For part of that international perspective regarding Facebook’s impact on elections and democracy, watch this talk from the recently completed TED Conference. It’s presented by a UK reporter who went back to her hometown in the southern part of Wales to learn how Facebook had impacted the 2016 Brexit vote.

And this entire referendum took place in darkness, because it took place on Facebook. And what happens on Facebook stays on Facebook, because only you see your news feed, and then it vanishes, so it’s impossible to research anything. So we have no idea who saw what ads or what impact they had, or what data was used to target these people. Or even who placed the ads, or how much money was spent, or even what nationality they were.

But Facebook does. Facebook has these answers, and it’s refused to give them to us. Our parliament has asked Mark Zuckerberg multiple times to come to Britain and to give us these answers. And every single time, he’s refused. And you have to wonder why. Because what I and other journalists have uncovered is that multiple crimes took place during the referendum. And they took place on Facebook.

She ends her talk with a passionate challenge to the “gods of Silicon Valley”, many of whom were likely in that TED audience.

Because what the Brexit vote demonstrates is that liberal democracy is broken. And you broke it. This is not democracy — spreading lies in darkness, paid for with illegal cash, from God knows where. It’s subversion, and you are accessories to it.

And what you don’t seem to understand is that this is bigger than you. And it’s bigger than any of us. And it is not about left or right or “Leave” or “Remain” or Trump or not. It’s about whether it’s actually possible to have a free and fair election ever again. Because as it stands, I don’t think it is.

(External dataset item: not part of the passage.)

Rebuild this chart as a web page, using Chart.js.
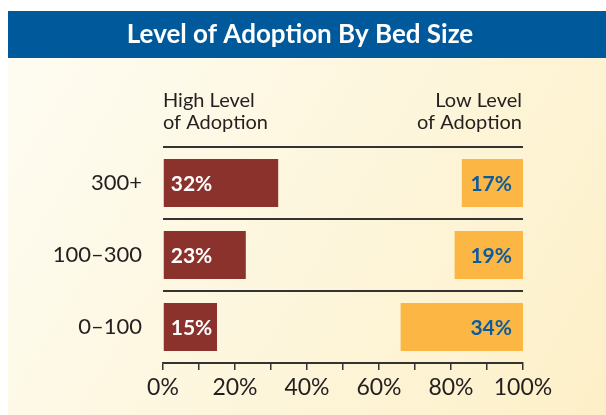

I would argue that our own 2016 election also demonstrates that broken democracy.

If you can stand a deeper dive behind the more recent problems at Facebook, read the long but excellent cover story in the May issue of Wired.1 The reporter covers what they call “15 months of fresh hell” inside the company, based on interviews with “65 current and former employees”.

It’s ultimately a story about the biggest shifts ever to take place inside the world’s biggest social network. But it’s also about a company trapped by its own pathologies and, perversely, by the inexorable logic of its own recipe for success.

As I said, the story is long and is difficult to summarize in one post. But the TL;DR is that the leadership of Facebook either don’t think they’ve done anything wrong or they’re afraid to make substantial changes that will hurt growth and profits.

It’s excellent reporting and worth an hour of your time to read the whole thing.